> [What you have to do]:
Starting at the first line of the data, print each line verbatim up to and including the line bearing "xticks = [0, 20, 40, 60, 80, 100, 120, 140, 160]", omitting pictures.

> [Information provided]:
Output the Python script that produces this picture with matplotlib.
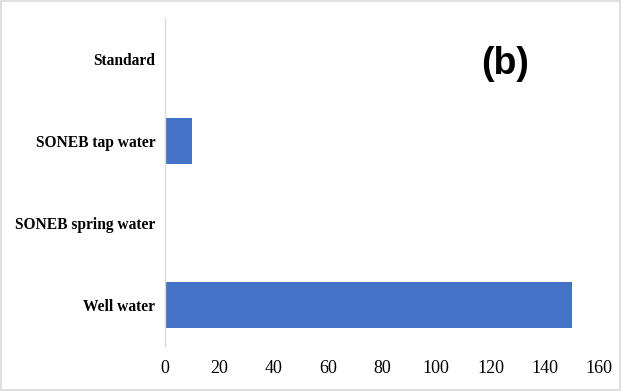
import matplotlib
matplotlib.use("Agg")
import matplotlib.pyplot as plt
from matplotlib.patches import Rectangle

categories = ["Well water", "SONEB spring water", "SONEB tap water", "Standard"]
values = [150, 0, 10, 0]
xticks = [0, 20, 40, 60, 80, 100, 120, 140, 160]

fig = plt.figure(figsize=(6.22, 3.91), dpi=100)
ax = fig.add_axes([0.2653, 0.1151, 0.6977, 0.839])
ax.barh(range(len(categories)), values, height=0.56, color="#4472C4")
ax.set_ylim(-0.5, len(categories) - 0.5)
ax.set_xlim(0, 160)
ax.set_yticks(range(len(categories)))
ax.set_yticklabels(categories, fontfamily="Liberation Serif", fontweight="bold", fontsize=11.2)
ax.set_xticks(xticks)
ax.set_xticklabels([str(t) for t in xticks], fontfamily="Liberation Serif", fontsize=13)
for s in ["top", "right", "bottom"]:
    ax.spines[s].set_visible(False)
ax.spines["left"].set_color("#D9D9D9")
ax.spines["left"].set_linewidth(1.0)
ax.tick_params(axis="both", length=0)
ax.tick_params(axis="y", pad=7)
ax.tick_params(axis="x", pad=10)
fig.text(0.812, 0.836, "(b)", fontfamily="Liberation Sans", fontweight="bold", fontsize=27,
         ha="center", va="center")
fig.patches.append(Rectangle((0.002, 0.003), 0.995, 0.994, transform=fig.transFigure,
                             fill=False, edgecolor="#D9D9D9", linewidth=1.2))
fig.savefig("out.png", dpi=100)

> [The response]:
Output the Python script that produces this picture with matplotlib.
import matplotlib
matplotlib.use("Agg")
import matplotlib.pyplot as plt
from matplotlib.patches import Rectangle

categories = ["Well water", "SONEB spring water", "SONEB tap water", "Standard"]
values = [150, 0, 10, 0]
xticks = [0, 20, 40, 60, 80, 100, 120, 140, 160]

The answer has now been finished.